6. 【食費の割合を示す指標】「エンゲル係数」について

先ほどの65歳以上の夫婦の家計簿にも登場した「エンゲル係数」。なぜ家計の状況を知る上で参考になるのか、改めて解説していきます。

エンゲル係数とは、家計の消費支出(いわゆる生活費)に占める食費の割合を示す指標のこと。計算式は非常にシンプルです。

エンゲル係数=食費÷消費支出×100(%)

例えば、ある月の消費支出が10万円で、そのうち食費が3万円だった場合、エンゲル係数は (3万円÷10万円)×100=30% となります。

一般的に、エンゲル係数が高いほど、家計に占める食費の割合が高く、生活水準が低い傾向にあります。これは、所得が低いほど、生活に必要な食費が支出全体に占める割合が大きくなるためです。

逆に、所得が高くなるにつれて、食費以外の教育費、娯楽費、交通費など、より多様な支出が増えるため、エンゲル係数は低くなる傾向があります。

ただし、年代や世帯構成によって食費の占める割合は自然と変わってくるため、注意が必要です。

例えば、子育て世帯では、成長期の子どものために食費がかさむ傾向があり、エンゲル係数が高くなることがあります。一方、高齢者の単身世帯では、食費の絶対額は少なくても、他の支出も抑えられている場合はエンゲル係数が高くなることもあります。

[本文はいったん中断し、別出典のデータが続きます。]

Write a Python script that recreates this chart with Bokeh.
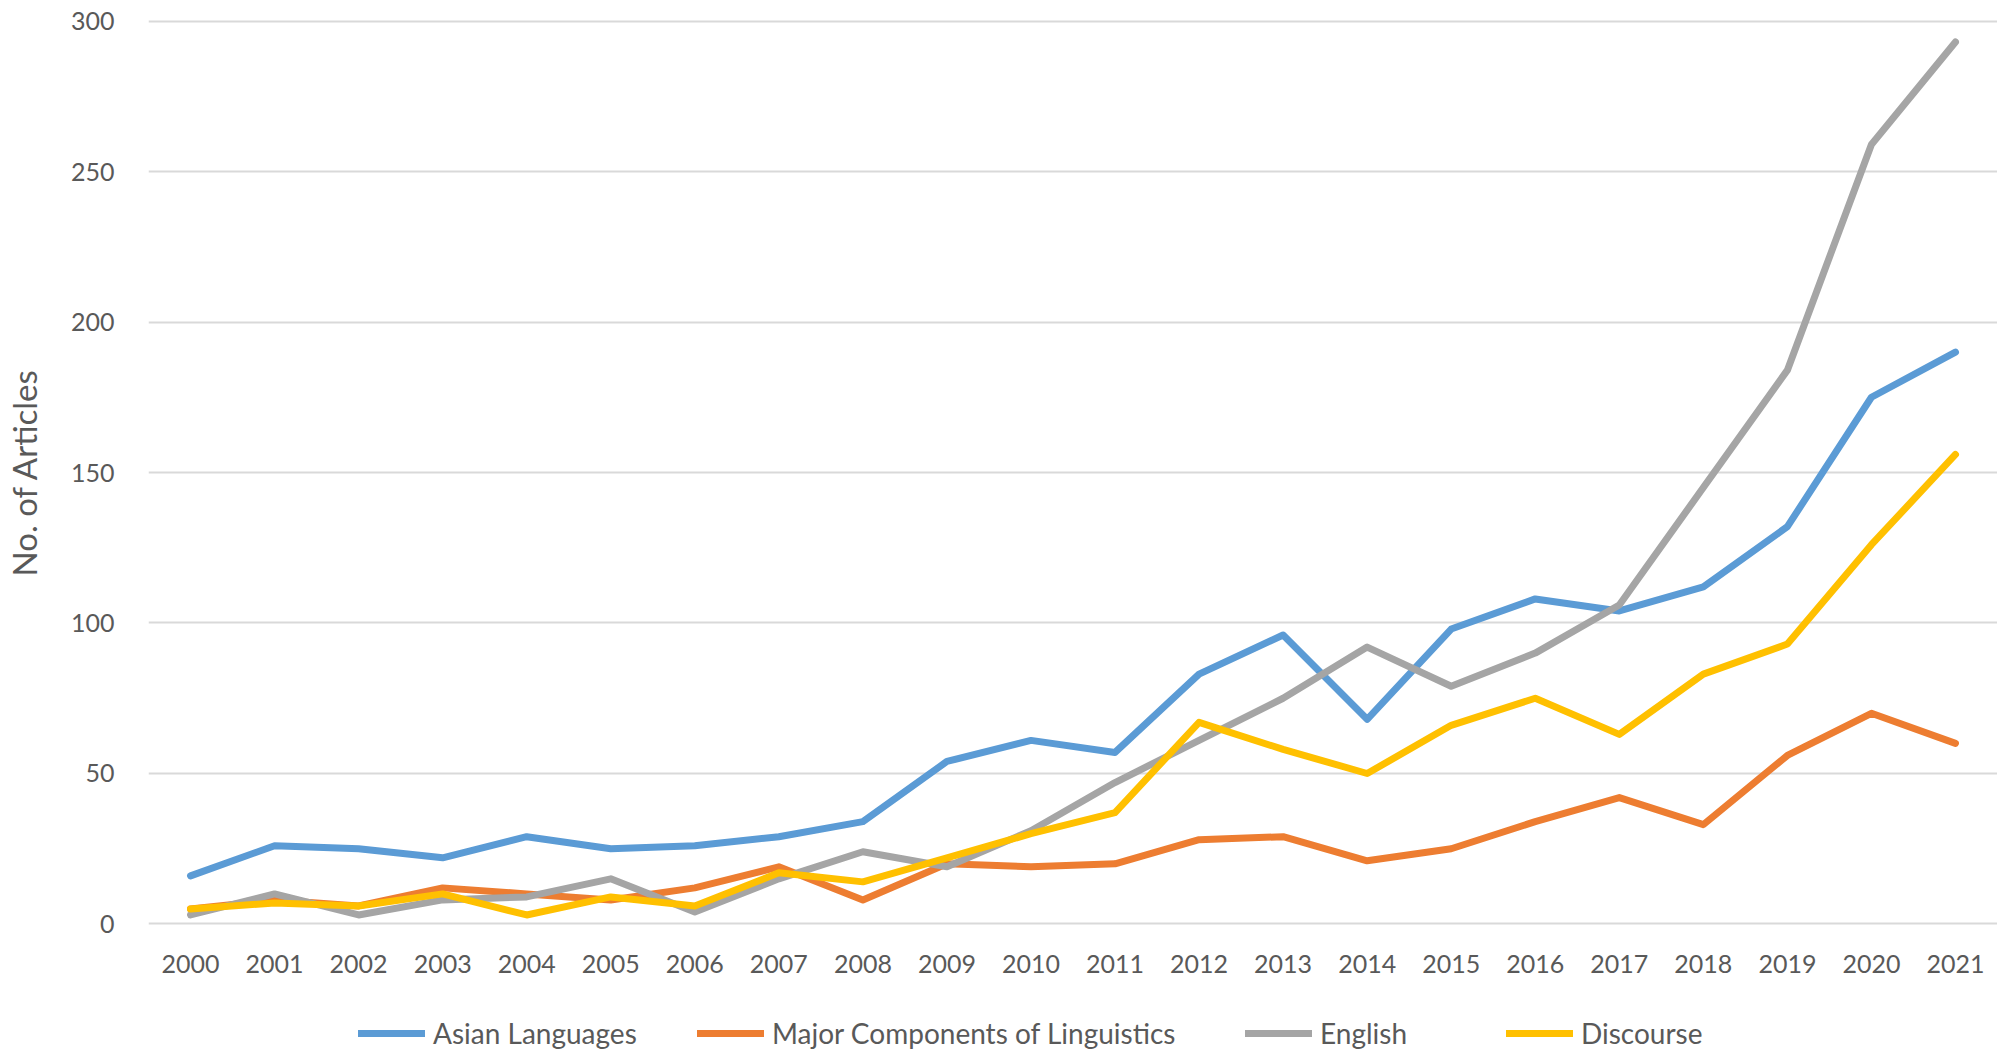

エンゲル係数が急に上昇した場合、食費が増えすぎているのか、あるいは他の支出を抑えざるを得ない状況になっているのかなど、支出について気にしてみましょう。

7. まとめにかえて

今回は【70歳代・二人以上世帯】の平均貯蓄額と中央値について解説しました。

また老後の生活設計の参考として、平均的な「厚生年金・国民年金・家計収支」も見ていきました。

70歳代・二人以上世帯の「平均貯蓄額は1923万円」「中央値は800万円」です。

その一方で、貯蓄がゼロという世帯は20.8%もいることがわかりました。

老後の貯蓄額は、貯蓄がある方とそうでない方で二極化しています。

「老後も働き続けたい」と考えていたとしても、さまざまな事情により働き続けることが難しくなる可能性もあります。

健康寿命と平均寿命には差があるため、現役時代のうちから老後生活を見据えたうえで、計画的に準備を進めていくことが大切です。